Prime Minister Ehud Olmert wishes to boost Palestinian President Abbas. President George W. Bush also wishes to strengthen him. The approach chosen to achieve this objective is to send weapons to forces affiliated with Abbas so that they can fight against forces loyal to Hamas, Fatah's partner in the Palestinian national unity government.

 

On the other hand, Olmert maintains his decisive objection to dialogue on a final-status agreement.

 

What we see here are three grave mistakes: First, the last thing we need to add to the Palestinian Authority is more weapons. When the PA was established, it had to be allowed to acquire arms, because without enforcing law and order there would have been no significance to the creation of such Authority.

 

Today, arming one element in the PA due to the intention to see Fatah twist Hamas' arm soon could end up as a terrible boomerang. The historical experience of such "boosts" is horrifying. Moreover, in this case it would constitute an incentive for Hamas to arm itself even more, and if clashes between the two sides break out it would not be much of a gamble to assume Hamas would emerge victorious.

 

Don't count on Arab Initiative

Secondly, Abbas can only be strengthened through one tool – namely, negotiations on a final-status agreement.
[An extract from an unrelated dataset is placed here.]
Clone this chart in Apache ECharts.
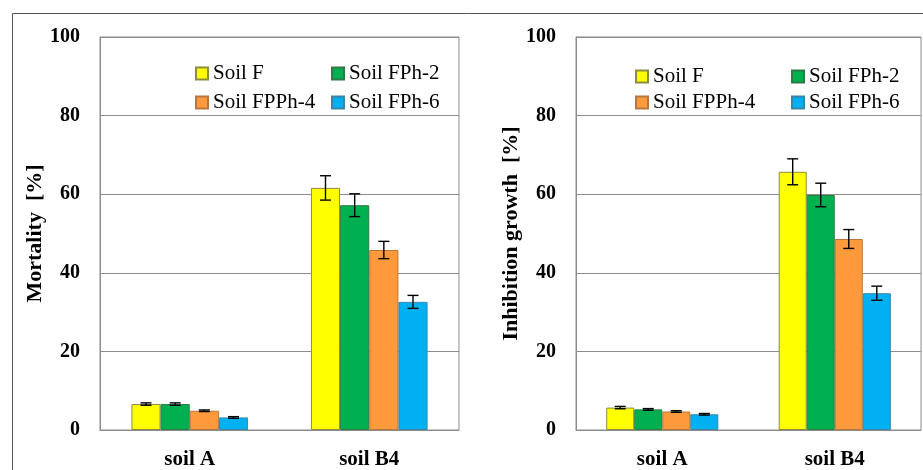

Hamas is unwilling to engage in dialogue with Israel and prefers that the PLO, headed by Abbas, do that. The latter has espoused for many years the advancement of a final-status agreement and has shown strong reservations when it comes to intermediate agreements.

 

If Abbas succeeds in this move and is able to submit a draft agreement with Israel to a Palestinian referendum he would be stronger than all his opponents. If all he can bring to his people is regular bi-weekly meetings with Olmert to discuss the Karni Crossing's hours of operation, Abbas would lose even more authority and pay a heavy political price.

 

Thirdly, Olmert declares that he is willing to engage in dialogue with the Arab League regarding a diplomatic solution between Israel

and the Palestinians, but there is no chance for such negotiations to take place. The Arab Initiative's bottom line is that if Israel makes peace with the Palestinians and Syrians, Arab states would maintain normal ties with it. The Arab world would not be objecting to one clause or another in bilateral agreements, should such agreements be signed, and as a result the principles appearing in the Arab Initiative are very general and do not constitute a substitute for negotiations.

 

By the way, should the Arab League decide to put itself in the Palestinians' shoes and engage in dialogue in their place, we can assume that its positions would be much less compromising than the Palestinian positions.

 

Israelis, Palestinians pay price

I fail to grasp the logic that guides the prime minister. Only the plethora of investigations launched against him may serve to explain why he chooses to fire in all directions instead of maintaining a consistent policy aimed at reaching an objective he believes in himself, based on his speeches: Namely, ending the occupation, which has been lasting for 40 years now, through negotiations, or via a unilateral move should talks fail.

 

It is sad to see how figures such as Sharon and Olmert, who reached positions of influence while holding on to a very hawkish worldview, ended up advocating positions that doves would not even imagine proposing – ranging from withdrawal without getting anything in exchange to handing over weapons to one Palestinian group, as pragmatic as it may be, in order for it to undermine another group.

 

Those who pay the price of these mistakes are Israelis and Palestinians, who see peace moving further away, and meanwhile are forced to live with lack of security and concern over the next war, which is facing them from newspaper headlines.